REQUIREMENT: Leave out the images and repeat the listing below without a single change.

DATA:
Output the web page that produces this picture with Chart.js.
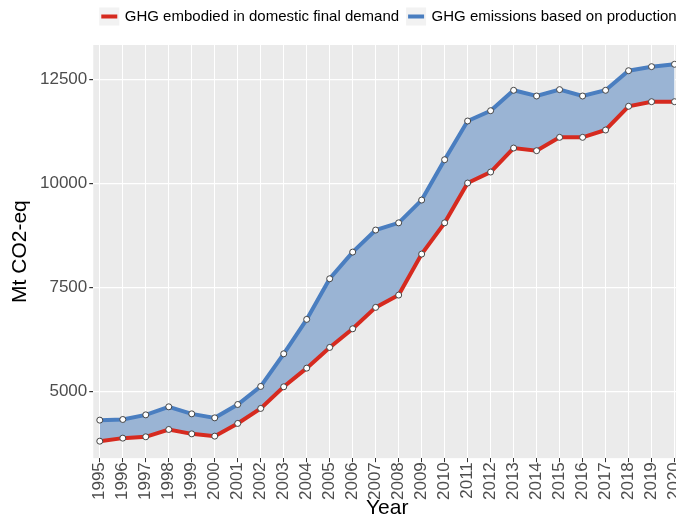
<!DOCTYPE html>
<html>
<head>
<meta charset="utf-8">
<script src="https://cdn.jsdelivr.net/npm/chart.js@4"></script>
<style>
  html, body { margin: 0; padding: 0; background: #fff; overflow: hidden; }
  #wrap { width: 676px; height: 519px; overflow: hidden; position: relative; }
  #canvas { position: absolute; left: 0; top: 0; }
</style>
</head>
<body>
<div id="wrap"><canvas id="canvas" width="695" height="519" style="width:695px;height:519px"></canvas></div>
<script>
// data (Mt CO2-eq)
const years = [1995, 1996, 1997, 1998, 1999, 2000, 2001, 2002, 2003, 2004, 2005, 2006, 2007,
               2008, 2009, 2010, 2011, 2012, 2013, 2014, 2015, 2016, 2017, 2018, 2019, 2020];
const demand = [3815, 3888, 3920, 4096, 3991, 3936, 4241, 4601, 5120, 5568, 6065, 6512, 7026,
                7321, 8305, 9055, 10010, 10274, 10850, 10786, 11107, 11107, 11283, 11852, 11962, 11962];
const production = [4320, 4336, 4447, 4640, 4471, 4375, 4696, 5129, 5912, 6738, 7713, 8353, 8882,
                    9055, 9602, 10570, 11499, 11746, 12236, 12099, 12252, 12099, 12236, 12706, 12803, 12860];
const yTicks = [5000, 7500, 10000, 12500];
const seriesNames = ['GHG embodied in domestic final demand', 'GHG emissions based on production'];
const seriesColors = ['#D62A1F', '#4A7EC0'];

const toPoints = arr => years.map((y, i) => ({ x: y, y: arr[i] }));

// grey panel, legend key boxes and legend placement like ggplot
const panelBg = {
  id: 'panelBg',
  afterInit(chart) {
    // leave some room between legend and panel
    const lg = chart.legend;
    const fit = lg.fit.bind(lg);
    lg.fit = function () { fit(); this.height += 11; };
  },
  afterLayout(chart) {
    // centre the legend over the (wider) panel instead of the canvas
    const lg = chart.legend;
    lg.left += 83;
    lg.width -= 83;
  },
  beforeDraw(chart) {
    const { ctx, chartArea: a } = chart;
    ctx.save();
    ctx.fillStyle = '#EBEBEB';
    ctx.fillRect(a.left, a.top, a.right - a.left, a.bottom - a.top);
    ctx.fillStyle = '#F2F2F2';
    (chart.legend.legendHitBoxes || []).forEach(hb => {
      const cy = hb.top + hb.height / 2;
      ctx.fillRect(hb.left - 2, cy - 9, 20, 18);
    });
    ctx.restore();
  }
};

new Chart(document.getElementById('canvas'), {
  type: 'line',
  data: {
    datasets: [
      {
        label: seriesNames[0],
        data: toPoints(demand),
        borderColor: seriesColors[0],
        borderWidth: 4,
        pointRadius: 3,
        pointBackgroundColor: '#fff',
        pointBorderColor: '#444',
        pointBorderWidth: 1,
        fill: false
      },
      {
        label: seriesNames[1],
        data: toPoints(production),
        borderColor: seriesColors[1],
        backgroundColor: '#9AB4D4',
        borderWidth: 4,
        pointRadius: 3,
        pointBackgroundColor: '#fff',
        pointBorderColor: '#444',
        pointBorderWidth: 1,
        fill: '-1'
      }
    ]
  },
  options: {
    responsive: false,
    animation: false,
    layout: { padding: 0 },
    plugins: {
      tooltip: { enabled: false },
      legend: {
        position: 'top',
        align: 'center',
        labels: {
          usePointStyle: true,
          pointStyle: 'line',
          pointStyleWidth: 16,
          padding: 9,
          color: '#000',
          font: { family: 'Liberation Sans', size: 15 },
          generateLabels: chart => {
            const items = Chart.defaults.plugins.legend.labels.generateLabels(chart);
            items.forEach(it => {
              it.strokeStyle = seriesColors[it.datasetIndex];
              it.lineWidth = 4;
              it.pointStyle = 'line';
            });
            return items;
          }
        }
      }
    },
    scales: {
      x: {
        type: 'linear',
        min: 1994.717,
        max: 2020.283,
        afterBuildTicks: s => { s.ticks = years.map(v => ({ value: v })); },
        border: { display: false },
        grid: { color: '#fff', lineWidth: 1, tickColor: '#333', tickLength: 4 },
        ticks: {
          minRotation: 90, maxRotation: 90, autoSkip: false, padding: 0,
          color: '#4D4D4D',
          font: { family: 'Liberation Sans', size: 17 },
          callback: v => String(v)
        },
        title: {
          display: true, text: 'Year', color: '#000',
          font: { family: 'Liberation Sans', size: 21, lineHeight: 1 },
          padding: { top: -2, bottom: 0 }
        }
      },
      y: {
        min: 3407,
        max: 13323,
        afterBuildTicks: s => { s.ticks = yTicks.map(v => ({ value: v })); },
        border: { display: false },
        grid: { color: '#fff', lineWidth: 1.2, tickColor: '#333', tickLength: 4 },
        ticks: {
          padding: 2,
          color: '#4D4D4D',
          font: { family: 'Liberation Sans', size: 17 },
          callback: v => String(v)
        },
        title: {
          display: true, text: 'Mt CO2-eq', color: '#000',
          font: { family: 'Liberation Sans', size: 21, lineHeight: 1 },
          padding: { top: 10, bottom: 7 }
        }
      }
    }
  },
  plugins: [panelBg]
});
</script>
</body>
</html>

OUTPUT FOR THIS EXERCISE:
Output the web page that produces this picture with Chart.js.
<!DOCTYPE html>
<html>
<head>
<meta charset="utf-8">
<script src="https://cdn.jsdelivr.net/npm/chart.js@4"></script>
<style>
  html, body { margin: 0; padding: 0; background: #fff; overflow: hidden; }
  #wrap { width: 676px; height: 519px; overflow: hidden; position: relative; }
  #canvas { position: absolute; left: 0; top: 0; }
</style>
</head>
<body>
<div id="wrap"><canvas id="canvas" width="695" height="519" style="width:695px;height:519px"></canvas></div>
<script>
// data (Mt CO2-eq)
const years = [1995, 1996, 1997, 1998, 1999, 2000, 2001, 2002, 2003, 2004, 2005, 2006, 2007,
               2008, 2009, 2010, 2011, 2012, 2013, 2014, 2015, 2016, 2017, 2018, 2019, 2020];
const demand = [3815, 3888, 3920, 4096, 3991, 3936, 4241, 4601, 5120, 5568, 6065, 6512, 7026,
                7321, 8305, 9055, 10010, 10274, 10850, 10786, 11107, 11107, 11283, 11852, 11962, 11962];
const production = [4320, 4336, 4447, 4640, 4471, 4375, 4696, 5129, 5912, 6738, 7713, 8353, 8882,
                    9055, 9602, 10570, 11499, 11746, 12236, 12099, 12252, 12099, 12236, 12706, 12803, 12860];
const yTicks = [5000, 7500, 10000, 12500];
const seriesNames = ['GHG embodied in domestic final demand', 'GHG emissions based on production'];
const seriesColors = ['#D62A1F', '#4A7EC0'];

const toPoints = arr => years.map((y, i) => ({ x: y, y: arr[i] }));

// grey panel, legend key boxes and legend placement like ggplot
const panelBg = {
  id: 'panelBg',
  afterInit(chart) {
    // leave some room between legend and panel
    const lg = chart.legend;
    const fit = lg.fit.bind(lg);
    lg.fit = function () { fit(); this.height += 11; };
  },
  afterLayout(chart) {
    // centre the legend over the (wider) panel instead of the canvas
    const lg = chart.legend;
    lg.left += 83;
    lg.width -= 83;
  },
  beforeDraw(chart) {
    const { ctx, chartArea: a } = chart;
    ctx.save();
    ctx.fillStyle = '#EBEBEB';
    ctx.fillRect(a.left, a.top, a.right - a.left, a.bottom - a.top);
    ctx.fillStyle = '#F2F2F2';
    (chart.legend.legendHitBoxes || []).forEach(hb => {
      const cy = hb.top + hb.height / 2;
      ctx.fillRect(hb.left - 2, cy - 9, 20, 18);
    });
    ctx.restore();
  }
};

new Chart(document.getElementById('canvas'), {
  type: 'line',
  data: {
    datasets: [
      {
        label: seriesNames[0],
        data: toPoints(demand),
        borderColor: seriesColors[0],
        borderWidth: 4,
        pointRadius: 3,
        pointBackgroundColor: '#fff',
        pointBorderColor: '#444',
        pointBorderWidth: 1,
        fill: false
      },
      {
        label: seriesNames[1],
        data: toPoints(production),
        borderColor: seriesColors[1],
        backgroundColor: '#9AB4D4',
        borderWidth: 4,
        pointRadius: 3,
        pointBackgroundColor: '#fff',
        pointBorderColor: '#444',
        pointBorderWidth: 1,
        fill: '-1'
      }
    ]
  },
  options: {
    responsive: false,
    animation: false,
    layout: { padding: 0 },
    plugins: {
      tooltip: { enabled: false },
      legend: {
        position: 'top',
        align: 'center',
        labels: {
          usePointStyle: true,
          pointStyle: 'line',
          pointStyleWidth: 16,
          padding: 9,
          color: '#000',
          font: { family: 'Liberation Sans', size: 15 },
          generateLabels: chart => {
            const items = Chart.defaults.plugins.legend.labels.generateLabels(chart);
            items.forEach(it => {
              it.strokeStyle = seriesColors[it.datasetIndex];
              it.lineWidth = 4;
              it.pointStyle = 'line';
            });
            return items;
          }
        }
      }
    },
    scales: {
      x: {
        type: 'linear',
        min: 1994.717,
        max: 2020.283,
        afterBuildTicks: s => { s.ticks = years.map(v => ({ value: v })); },
        border: { display: false },
        grid: { color: '#fff', lineWidth: 1, tickColor: '#333', tickLength: 4 },
        ticks: {
          minRotation: 90, maxRotation: 90, autoSkip: false, padding: 0,
          color: '#4D4D4D',
          font: { family: 'Liberation Sans', size: 17 },
          callback: v => String(v)
        },
        title: {
          display: true, text: 'Year', color: '#000',
          font: { family: 'Liberation Sans', size: 21, lineHeight: 1 },
          padding: { top: -2, bottom: 0 }
        }
      },
      y: {
        min: 3407,
        max: 13323,
        afterBuildTicks: s => { s.ticks = yTicks.map(v => ({ value: v })); },
        border: { display: false },
        grid: { color: '#fff', lineWidth: 1.2, tickColor: '#333', tickLength: 4 },
        ticks: {
          padding: 2,
          color: '#4D4D4D',
          font: { family: 'Liberation Sans', size: 17 },
          callback: v => String(v)
        },
        title: {
          display: true, text: 'Mt CO2-eq', color: '#000',
          font: { family: 'Liberation Sans', size: 21, lineHeight: 1 },
          padding: { top: 10, bottom: 7 }
        }
      }
    }
  },
  plugins: [panelBg]
});
</script>
</body>
</html>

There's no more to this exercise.